Case Study: Hosting a student
Hosting for seventeen years
by Roo from Wales
Roo and Carwyn live in Swansea and have been hosting exchange students for seventeen years. With their son Christopher they have a family that stretches across the world and many students who call their house home. Roo has shared some of her experiences of hosting with us and highlights the value that an exchange can have for a young person and also the family who welcome them.
Why did you start hosting?
I started hosting international students as a way to meet people and find out about their culture and language. I was also afraid of flying and as Carwyn, my husband, pointed out, I just invited the world to come and stay so I didn’t need to catch a plane anywhere else.

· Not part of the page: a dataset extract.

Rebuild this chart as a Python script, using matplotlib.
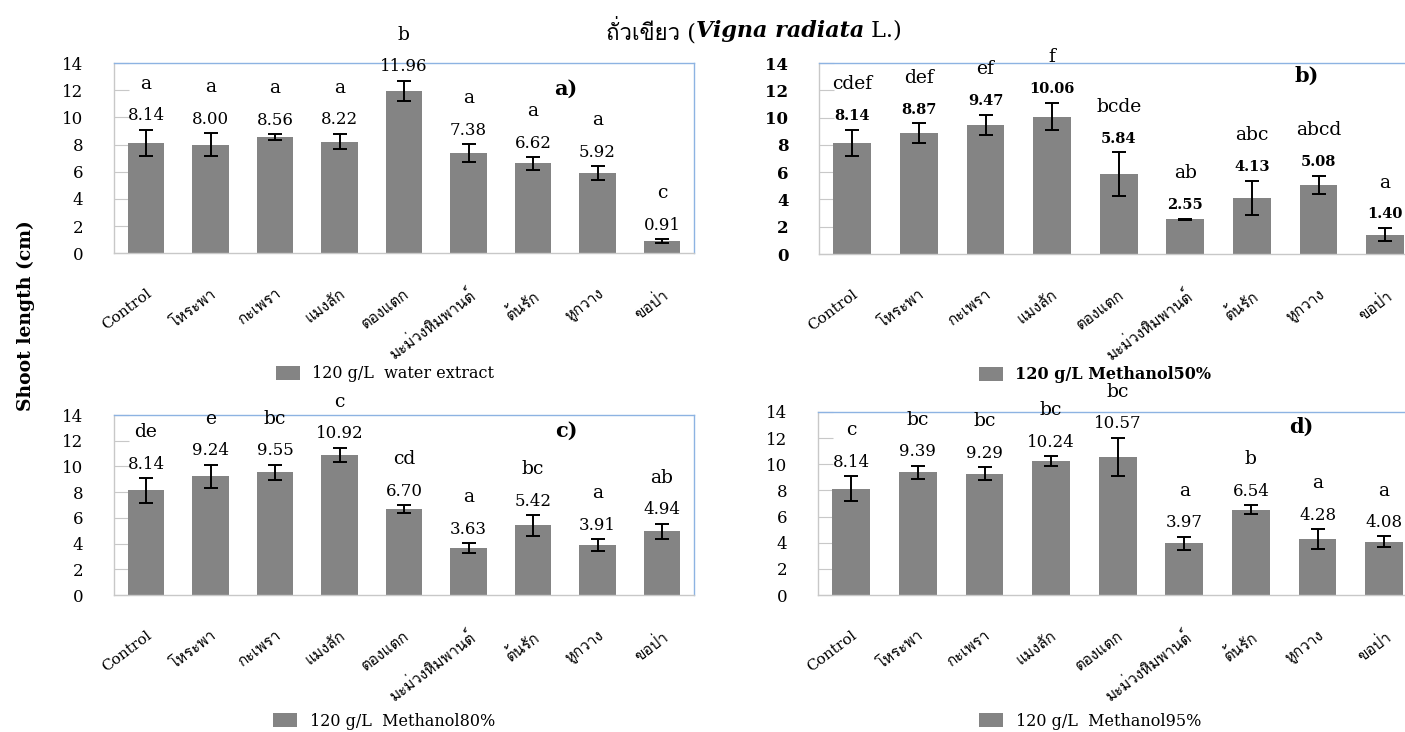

We started being international hosts some 17 years ago and I have hosted for MyEducation for two of those years. I love meeting all of the students that come through our door. We currently have a student from Japan and our American student returned home at the end of her programme a week ago. We have also had visitors from Bulgaria, Germany, France, Italy, Switzerland, Greenland, Denmark and Brazil. We have been lucky enough to form strong family bonds with many of the students and we have met with their families and even gone to visit their home nations on holiday, which has been wonderful. A lot of the students also return to us independently for holidays and visits. Often bringing their aunts, brothers and parents to meet us too.
Why do you continue to host?
I continue to host as it gives me a great sense of satisfaction in helping these students to broaden their horizons and experience life in Wales. I always wanted a big family, which didn’t happen naturally, so with the international students I now have a huge family spread across the globe.
For my family it has been a very positive experience. Out of the 32 students that have passed through our house there have only been two that didn’t seem to fit in with our family. One suffered extreme home sickness and returned without finishing the programme, and one young man had problems getting to grips with the English language, but luckily for him I could speak with him and his family in French to help sort out his difficulties.
What is the hardest part of hosting?
I think the hardest part of hosting is the ‘goodbyes’. I always tell the students it is not goodbye forever just the next step in their life adventure. Many keep in contact with us and with modern technology they are only a ‘click’ away if they need a chat or some advice on what to do next.
What have some of your students gone on to do after their exchange?
Mari from Japan became an actress after studying for a BTech in Drama at Gower College, and now features on TV and in films in Japan and France. She is an ambassador for the Franco-Japanese film festival held in Paris and has always popped over to see us on the Eurostar whenever she is in France. She is also training to become a member of a Kabuki theatre in Tokyo and has exams in traditional Japanese dance and music in March of this year.
Juri from Japan went on to study languages at university in the USA once she had completed her schooling in Japan.
Sasha from Greenland is hoping to come back to study photography and stage management at Gower College, Swansea in the autumn, once her exams are over at home.We went to visit her in Faborg, Denmark and went to a Greenlandic Festival with her family in the Tivoli Gardens in Copenhagen. It was a brilliant experience to see another culture and witness the Inuit Festival of song and dance.
Amalie stayed with us last year and is studying in Denmark but has been back for a holiday since. We met with her parents when they came to Swansea to collect her last summer. We had a great weekend and went out to dinner together.
Yuri from Japan helps the exchange organisation in Tokyo who sent her to the UK and she was able to meet up with our current Japanese student’s parents at a meet and greet session in the city. It was nice for her to speak with Sayaka’s family and tell them a little about us and what their daughter could expect on the Swansea leg of her journey.
Roo and Carwyn are wonderful hosts for MyEducation and we are very lucky to have them working with us and our students. Their family stretches across the globe and we hope to continue to work with them to grow that family even more.